On utilisera pour ce faire le concept d’impôt négatif : l’impôt (positif)
sur le revenu des particuliers prélève une somme d’argent en
fonction du niveau du revenu ainsi qu’en fonction des charges socialement
reconnues du contribuable exemptions ou déductions d’impôt pour personnes
à charge. On appellera donc analogiquement impôt négatif l’action
inverse par laquelle l’État distribuera des sommes d’argent aux contribuables,
précisément encore en fonction de leur niveau de revenu et de leurs charges
sociales.
Bien
sûr, seule l’expression « impôt négatif » est nouvelle. La
distribution des sommes d’argent par l’État était déjà chose ancienne.
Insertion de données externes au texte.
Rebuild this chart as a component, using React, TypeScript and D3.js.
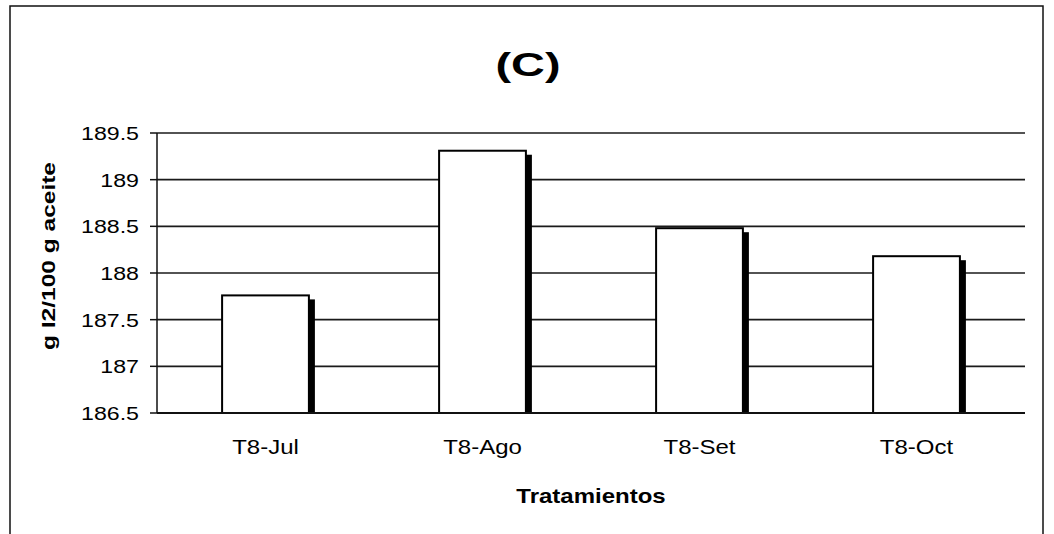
import React from "react";
import * as d3 from "d3";

const categories = ["T8-Jul", "T8-Ago", "T8-Set", "T8-Oct"];
const values = [187.76, 189.31, 188.48, 188.18];
const yTicks = [186.5, 187, 187.5, 188, 188.5, 189, 189.5];
const title = "(C)";
const xTitle = "Tratamientos";
const yTitle = "g I2/100 g aceite";

const W = 1054;
const H = 534;
const plot = { left: 157, right: 1025, top: 133, bottom: 413 };
const FONT = "'Liberation Sans', Arial, Helvetica, sans-serif";

export default function App() {
  const x = d3
    .scaleBand<string>()
    .domain(categories)
    .range([plot.left, plot.right])
    .paddingInner(0.6)
    .paddingOuter(0.3);
  const y = d3.scaleLinear().domain([186.5, 189.5]).range([plot.bottom, plot.top]);
  const bw = x.bandwidth();
  const step = x.step();

  return (
    <svg
      width={W}
      height={H}
      style={{ position: "absolute", left: 0, top: 0, background: "#fff" }}
      fontFamily={FONT}
    >
      <rect x={0} y={0} width={W} height={H} fill="#fff" />
      {/* outer chart border */}
      <rect x={10} y={6} width={1033} height={560} fill="none" stroke="#111" strokeWidth={1.5} />

      {/* title */}
      <text
        x={528}
        y={76}
        textAnchor="middle"
        fontSize={33}
        fontWeight="bold"
        textLength={65}
        lengthAdjust="spacingAndGlyphs"
        fill="#000"
      >
        {title}
      </text>

      {/* gridlines */}
      {yTicks.map((t) => (
        <line
          key={"g" + t}
          x1={plot.left}
          x2={plot.right}
          y1={y(t)}
          y2={y(t)}
          stroke="#1a1a1a"
          strokeWidth={1.6}
        />
      ))}

      {/* y axis */}
      <line x1={plot.left} x2={plot.left} y1={plot.top} y2={plot.bottom} stroke="#111" strokeWidth={1.5} />
      {yTicks.map((t) => (
        <g key={"t" + t}>
          <line x1={plot.left - 7} x2={plot.left} y1={y(t)} y2={y(t)} stroke="#111" strokeWidth={1.5} />
          <g transform={`translate(139,${y(t)}) scale(1.22,1)`}>
            <text x={0} y={0} dy="0.36em" textAnchor="end" fontSize={19} fill="#000">
              {d3.format("")(t)}
            </text>
          </g>
        </g>
      ))}

      {/* bars with shadow */}
      {categories.map((c, i) => {
        const bx = x(c)!;
        const by = y(values[i]);
        return (
          <g key={c}>
            <rect
              x={bx + bw}
              y={by + 4}
              width={6}
              height={plot.bottom - by - 4}
              fill="#000"
            />
            <rect
              x={bx}
              y={by}
              width={bw}
              height={plot.bottom - by}
              fill="#fff"
              stroke="#000"
              strokeWidth={2}
            />
          </g>
        );
      })}

      {/* x axis */}
      <line x1={plot.left} x2={plot.right} y1={plot.bottom} y2={plot.bottom} stroke="#111" strokeWidth={1.8} />
      {categories.map((c) => (
        <g key={"l" + c} transform={`translate(${x(c)! + bw / 2},454) scale(1.2,1)`}>
          <text x={0} y={0} textAnchor="middle" fontSize={20} fill="#000">
            {c}
          </text>
        </g>
      ))}

      {/* axis titles */}
      <g transform={`translate(${(plot.left + plot.right) / 2},503) scale(1.2,1)`}>
        <text x={0} y={0} textAnchor="middle" fontSize={20} fontWeight="bold" fill="#000">
          {xTitle}
        </text>
      </g>
      <text
        transform="translate(55,256) rotate(-90)"
        x={0}
        y={0}
        textAnchor="middle"
        fontSize={18}
        fontWeight="bold"
        textLength={188}
        lengthAdjust="spacingAndGlyphs"
        fill="#000"
      >
        {yTitle}
      </text>
      {step > 0 ? null : null}
    </svg>
  );
}
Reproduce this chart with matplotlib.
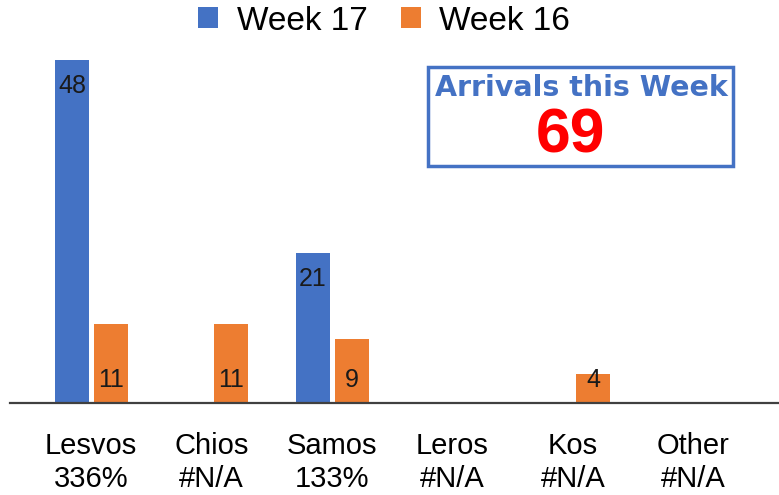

Mais le
changement ne se limitera pas à un simple changement de vocabulaire. Le
changement de vocabulaire crée d’abord l’illusion de la nouveauté, ce
qui n’est déjà pas négligeable. La plupart des mesures existantes seront en
effet rebaptisées selon la nouvelle terminologie, créant l’illusion que le
système de sécurité sociale a été profondément transformé, alors que seule sa
façade aura été ravalée, exception faite de quelques modifications mineures ou
encore de l’introduction de nouveaux programmes, somme toute mineurs par
rapport à l’ensemble.
Mais
en plus de cet effet largement illusoire à court terme, le changement de
vocabulaire, parce qu’il manifeste un changement de la logique de référence,
aura des effets plus profonds, à long
terme, sur l’organisation du système. Une fois éliminée la barrière logique
entre la fiscalité d’une part et la sécurité sociale d’autre part, pourquoi maintiendrait-on
la barrière au plan concret, au plan institutionnel? Pourquoi la perception
continuerait-elle d’être effectuée par un ministère tandis que d’autres
ministères assumeraient la tâche de la distribution ? Pourquoi ne pas
simplifier les choses administrativement, en reconnaissant de fait la
nature fiscale des paiements de transfert? Pourquoi le contribuable ne
serait-il pas responsable d’établir lui-même les sommes que l’État lui doit, de
la même façon et en même temps qu’il établit les sommes qu’il doit à l’État,
c’est-à- dire dans sa déclaration d’impôt? De la sorte, il serait possible de
confier à un seul ministère tant la perception que la distribution des sommes
d’argent : on éliminerait sans doute une structure bureaucratique (celle
présentement responsable de la distribution), d’où épargne pour l’État, en même
temps qu’on créerait les conditions administratives d’un contrôle plus strict
sur le contribuable, tant du côté de ce qu’il doit à l’État que du côté de ce
que l’État lui doit. 209
Comme
on le constate, il s’agit plus que d’un simple changement de terminologie ou
encore de technique, même si la substance de ce qu’était déjà l’idéologie de la
sécurité sociale n’est guère modifiée. L’idéologie de la sécurité du revenu, en
mettant en évidence la dimension « revenu » de la sécurité sociale,
conduit inévitablement à renforcer la dimension économique de celle-ci,
au détriment de la dimension sociale, c’est-à-dire humanitaire. Cette dernière
dimension ne cessera certes pas d’exister : mais ce seront les services
sociaux qui auront la mission de s’en acquitter. Pendant ce temps, la voie sera
ouverte à l’affirmation de la fonction prioritairement économique de
tout un pan de la sécurité sociale, à savoir les mécanismes dits de sécurité de
revenu. Qui pis est, toute l’attention sera centrée sur ceux-ci, et c’est à
ceux-ci qu’on attribuera le rôle principal dans la recherche ou l’amélioration
du « bien-être social ».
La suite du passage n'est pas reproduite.